Well since only two things fall under this category, one would be a divine entity, the other an abstract object like the number 1 or something. My question is how would something abstract be a cause? I know Stephen Hawking said something along the lines of because of the laws of the gravity, there is no need for a creator because that proves the universe will create itself from nothing. But, of course, after thinking about it, if the universe hasn’t existed yet, that would mean the laws don’t exist yet. Plus, while the laws of gravity are describe gravity, it has no creative power. If put 1 dollar in the bank, and then next week 2 dollars, I can logically and mathematically explain why I now have $3. But, if I put 1 dollar in the bank and depend on mathematics to increase it, I would never have more than $1.

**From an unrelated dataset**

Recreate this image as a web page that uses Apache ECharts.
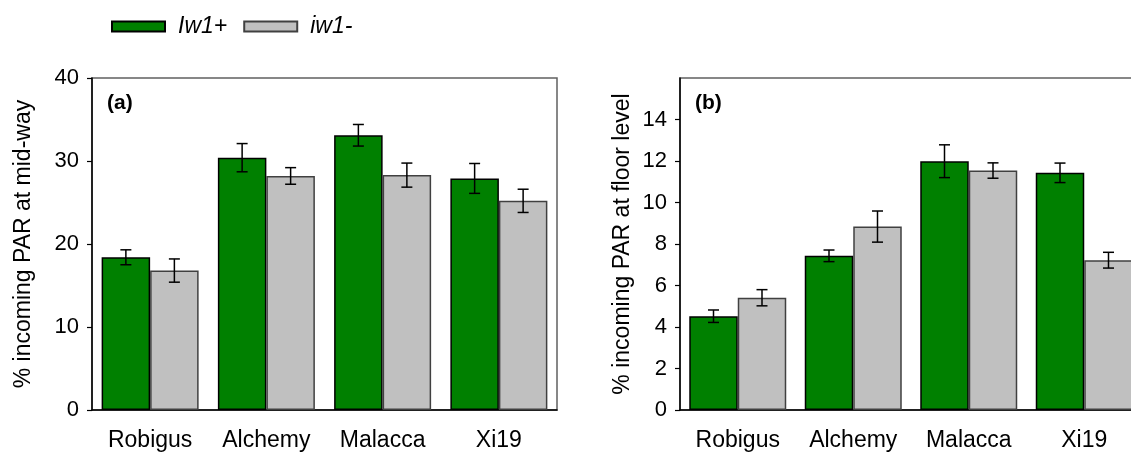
<!DOCTYPE html>
<html>
<head>
<meta charset="utf-8">
<script src="https://cdn.jsdelivr.net/npm/echarts@6/dist/echarts.min.js"></script>
<style>html,body{margin:0;padding:0;background:#fff;overflow:hidden}#c{width:1160px;height:452px}</style>
</head>
<body>
<div id="c"></div>
<script>
var categories = ['Robigus', 'Alchemy', 'Malacca', 'Xi19'];
var seriesNames = ['Iw1+', 'iw1-'];
// Panel (a): % incoming PAR at mid-way
var midPlus = [18.4, 30.4, 33.1, 27.9];
var midPlusErr = [0.9, 1.7, 1.3, 1.8];
var midMinus = [16.8, 28.2, 28.3, 25.2];
var midMinusErr = [1.4, 1.0, 1.45, 1.4];
// Panel (b): % incoming PAR at floor level
var floorPlus = [4.52, 7.43, 11.99, 11.43];
var floorPlusErr = [0.3, 0.28, 0.79, 0.47];
var floorMinus = [5.41, 8.84, 11.54, 7.22];
var floorMinusErr = [0.39, 0.75, 0.37, 0.38];
var ticksA = [0, 10, 20, 30, 40];
var ticksB = [0, 2, 4, 6, 8, 10, 12, 14];

var FONT = "'Liberation Sans', Arial, sans-serif";
var GREEN = '#008000', GRAY = '#c0c0c0';
var barW = 48.5;

function errData(vals, errs) {
  return vals.map(function (v, i) { return [i, v, errs[i]]; });
}
function errRender(sign) {
  return function (params, api) {
    var i = api.value(0), v = api.value(1), e = api.value(2);
    var t = api.coord([i, v + e]);
    var b = api.coord([i, v - e]);
    var cx = t[0] + sign * barW / 2;
    var cap = 5.5;
    var st = { stroke: '#000', lineWidth: 1.5 };
    return {
      type: 'group',
      children: [
        { type: 'line', shape: { x1: cx, y1: t[1], x2: cx, y2: b[1] }, style: st },
        { type: 'line', shape: { x1: cx - cap, y1: t[1], x2: cx + cap, y2: t[1] }, style: st },
        { type: 'line', shape: { x1: cx - cap, y1: b[1], x2: cx + cap, y2: b[1] }, style: st }
      ]
    };
  };
}

function xAxis(gi) {
  return {
    type: 'category', gridIndex: gi, data: categories,
    axisLine: { lineStyle: { color: '#000', width: 1.5 } },
    axisTick: { alignWithLabel: true, length: 7, lineStyle: { color: '#000', width: 1.2 } },
    axisLabel: { color: '#000', fontSize: 23, fontFamily: FONT, margin: 19 }
  };
}
function yAxis(gi, max, interval, ticks, name, gap) {
  return {
    type: 'value', gridIndex: gi, min: 0, max: max, interval: interval,
    name: name, nameLocation: 'middle', nameGap: gap, nameRotate: 90,
    nameTextStyle: { color: '#000', fontSize: 23, fontFamily: FONT },
    splitLine: { show: false },
    axisLine: { show: true, lineStyle: { color: '#000', width: 1.5 } },
    axisTick: { show: true, length: 5, customValues: ticks, lineStyle: { color: '#000', width: 1.2 } },
    axisLabel: { color: '#000', fontSize: 22, fontFamily: FONT, margin: 13, customValues: ticks }
  };
}
function bar(name, gi, data, color, border) {
  return {
    name: name, type: 'bar', xAxisIndex: gi, yAxisIndex: gi, data: data,
    barWidth: barW, barGap: '0%',
    itemStyle: { color: color, borderColor: border, borderWidth: 1.5 },
    emphasis: { disabled: true }, z: 2
  };
}
function err(gi, vals, errs, sign) {
  return {
    type: 'custom', xAxisIndex: gi, yAxisIndex: gi, data: errData(vals, errs),
    renderItem: errRender(sign), z: 5, silent: true
  };
}

var chart = echarts.init(document.getElementById('c'), null, { renderer: 'canvas' });
chart.setOption({
  animation: false,
  backgroundColor: '#fff',
  legend: {
    data: seriesNames, left: 111, top: 15, padding: 0, icon: 'rect',
    itemWidth: 53, itemHeight: 10, itemGap: 16,
    textStyle: { fontSize: 23, fontStyle: 'italic', fontFamily: FONT, color: '#000', padding: [0, 0, 0, 8] }
  },
  title: [
    { text: '(a)', left: 102, top: 88, textStyle: { fontSize: 21, fontWeight: 'bold', fontFamily: FONT, color: '#000' } },
    { text: '(b)', left: 690, top: 88, textStyle: { fontSize: 21, fontWeight: 'bold', fontFamily: FONT, color: '#000' } }
  ],
  grid: [
    { left: 92, top: 78, width: 465, height: 334, show: true, borderColor: '#606060', borderWidth: 1.5 },
    { left: 680, top: 78, width: 462, height: 334, show: true, borderColor: '#606060', borderWidth: 1.5 }
  ],
  xAxis: [xAxis(0), xAxis(1)],
  yAxis: [
    yAxis(0, 40, 10, ticksA, '% incoming PAR at mid-way', 57),
    yAxis(1, 16, 2, ticksB, '% incoming PAR at floor level', 46)
  ],
  series: [
    bar(seriesNames[0], 0, midPlus, GREEN, '#000'),
    bar(seriesNames[1], 0, midMinus, GRAY, '#404040'),
    err(0, midPlus, midPlusErr, -1),
    err(0, midMinus, midMinusErr, 1),
    bar(seriesNames[0], 1, floorPlus, GREEN, '#000'),
    bar(seriesNames[1], 1, floorMinus, GRAY, '#404040'),
    err(1, floorPlus, floorPlusErr, -1),
    err(1, floorMinus, floorMinusErr, 1)
  ]
});
</script>
</body>
</html>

I know some people have even talked about something to do with a multiverse, but of course that doesn’t disprove god either because logically with a being capable of creating one universe, why would he not be able to create more if it wished.

Answer by SmartLX:
The good old cosmological argument. This argument falls at the first hurdle, but drags on and knocks over all the others regardless.

– No, scientific evidence has not established that the universe began to exist. It has established that it was once concentrated at or near a single point, then expanded outwards. The evidence says nothing about whether the matter and energy in that point was created at that instant or it got there from somewhere else.

– There are two modern perspectives on matter and energy. According to the classical laws of conservation, they may be converted into each other but they are never created or destroyed. Since they exist now, this would imply that they have always existed and didn’t need a creator. On the other hand, according to quantum mechanics matter can emerge spontaneously in certain circumstances as long as the same amount of antimatter does too, because the total amount of positive energy stays the same. Again no creator is needed, so neither way supports the supposed necessity of a creator.

– If the Big Bang was caused by something outside of our universe’s space and time, it doesn’t make the cause timeless or spaceless. It might be a natural entity with its own spacetime and energy, say, another universe.

– We have never unambiguously observed a divine entity, so it is pure assertion to say it can exist outside of space and time. We have only observed the “abstract” (mathematics, logic, etc.) within the confines of a physical universe as it affects the objects in that universe, so we don’t know whether the abstract can exist without the material either. Regardless, you pose a false dilemma because there is at least a third choice: an object in a different system of spacetime. And the whole thing is moot until the necessity of a cause is established.

– No, the possibility of a multiverse doesn’t disprove the existence of a god, but nothing does. A god is a possibility in a multiverse as well as in a single universe. There’s just no good reason to think it’s real, let alone necessary.